Xu Chenjie, Yang Hongxi, Sun Li, Cao Xinxi, Hou Yabing, Cai Qiliang, Jia Peng, Wang Yaogang
School of Public Health, Tianjin Medical University, Tianjin, China.
School of Public Health, Yale University, New Haven, CT, United States.
J Med Internet Res. 2020 Mar 12;22(3):e16184. doi: 10.2196/16184.
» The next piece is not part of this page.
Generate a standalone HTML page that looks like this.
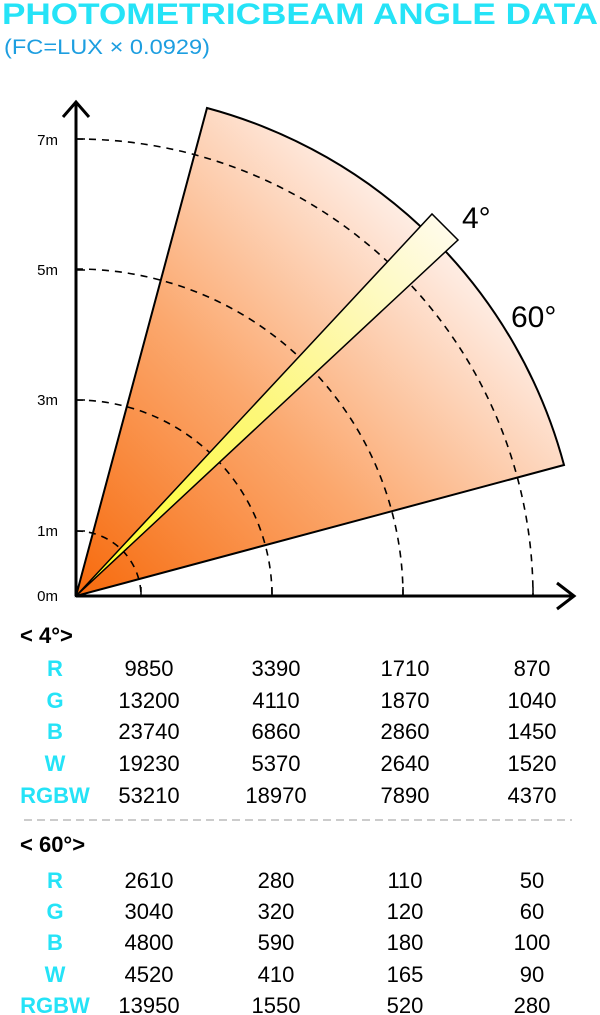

Internet search data on health-related terms can reflect people's concerns about their health status in near real time, and hence serve as a supplementary metric of disease characteristics. However, studies using internet search data to monitor and predict chronic diseases at a geographically finer state-level scale are sparse.
The aim of this study was to explore the associations of internet search volumes for lung cancer with published cancer incidence and mortality data in the United States.
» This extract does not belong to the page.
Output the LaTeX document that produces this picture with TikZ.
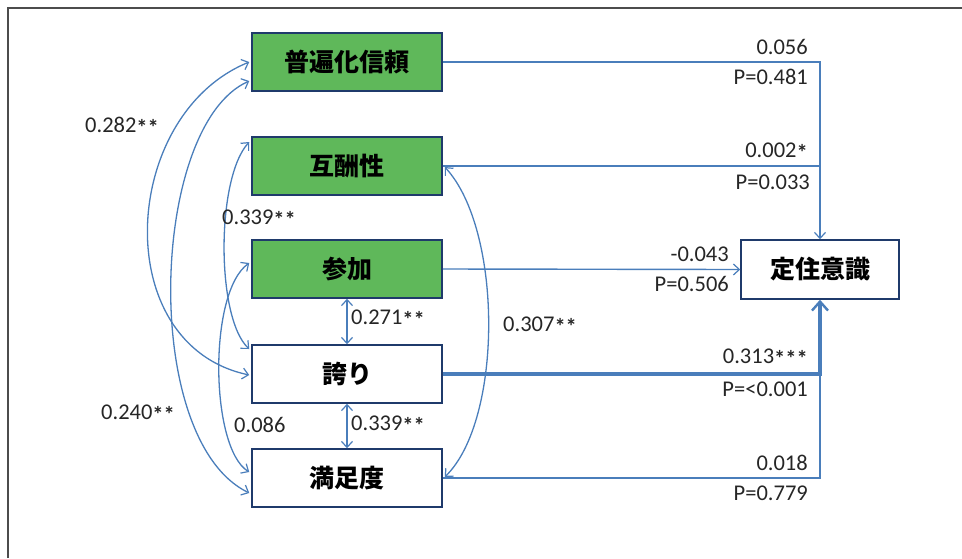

We used Google relative search volumes, which represent the search frequency of specific search terms in Google. We performed cross-sectional analyses of the original and disease metrics at both national and state levels. A smoothed time series of relative search volumes was created to eliminate the effects of irregular changes on the search frequencies and obtain the long-term trends of search volumes for lung cancer at both the national and state levels. We also performed analyses of decomposed Google relative search volume data and disease metrics at the national and state levels.
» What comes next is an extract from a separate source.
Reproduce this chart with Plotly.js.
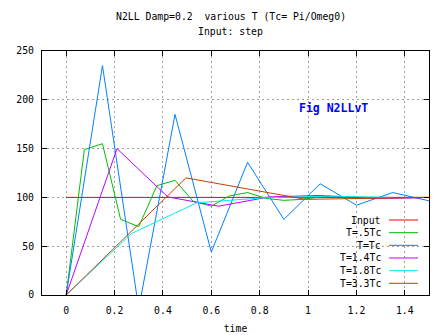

The monthly trends of lung cancer-related internet hits were consistent with the trends of reported lung cancer rates at the national level. Ohio had the highest frequency for lung cancer-related search terms. At the state level, the relative search volume was significantly correlated with lung cancer incidence rates in 42 states, with correlation coefficients ranging from 0.58 in Virginia to 0.94 in Oregon. Relative search volume was also significantly correlated with mortality in 47 states, with correlation coefficients ranging from 0.58 in Oklahoma to 0.94 in North Carolina. Both the incidence and mortality rates of lung cancer were correlated with decomposed relative search volumes in all states excluding Vermont.
Internet search behaviors could reflect public awareness of lung cancer. Research on internet search behaviors could be a novel and timely approach to monitor and estimate the prevalence, incidence, and mortality rates of a broader range of cancers and even more health issues.
与健康相关术语的互联网搜索数据能够近乎实时地反映人们对自身健康状况的关注,因此可作为疾病特征的补充指标。然而,在地理层面更精细的州级尺度上,利用互联网搜索数据监测和预测慢性病的研究较为匮乏。
本研究旨在探究美国肺癌的互联网搜索量与已发表的癌症发病率和死亡率数据之间的关联。
我们使用了谷歌相对搜索量,它代表特定搜索词在谷歌中的搜索频率。我们在国家和州层面进行了原始指标与疾病指标的横断面分析。创建了相对搜索量的平滑时间序列,以消除搜索频率中不规则变化的影响,并获取国家和州层面肺癌搜索量的长期趋势。我们还在国家和州层面进行了分解后的谷歌相对搜索量数据与疾病指标的分析。
在国家层面,与肺癌相关的互联网搜索量的月度趋势与报告的肺癌发病率趋势一致。俄亥俄州与肺癌相关搜索词的频率最高。在州层面,相对搜索量与42个州的肺癌发病率显著相关,相关系数范围从弗吉尼亚州的0.58到俄勒冈州的0.94。相对搜索量与47个州的死亡率也显著相关,相关系数范围从俄克拉荷马州的0.58到北卡罗来纳州的0.94。除佛蒙特州外,所有州的肺癌发病率和死亡率均与分解后的相对搜索量相关。
互联网搜索行为能够反映公众对肺癌知晓情况。对互联网搜索行为的研究可能是一种新颖且及时的方法,用于监测和估计更广泛范围癌症甚至更多健康问题的患病率、发病率和死亡率。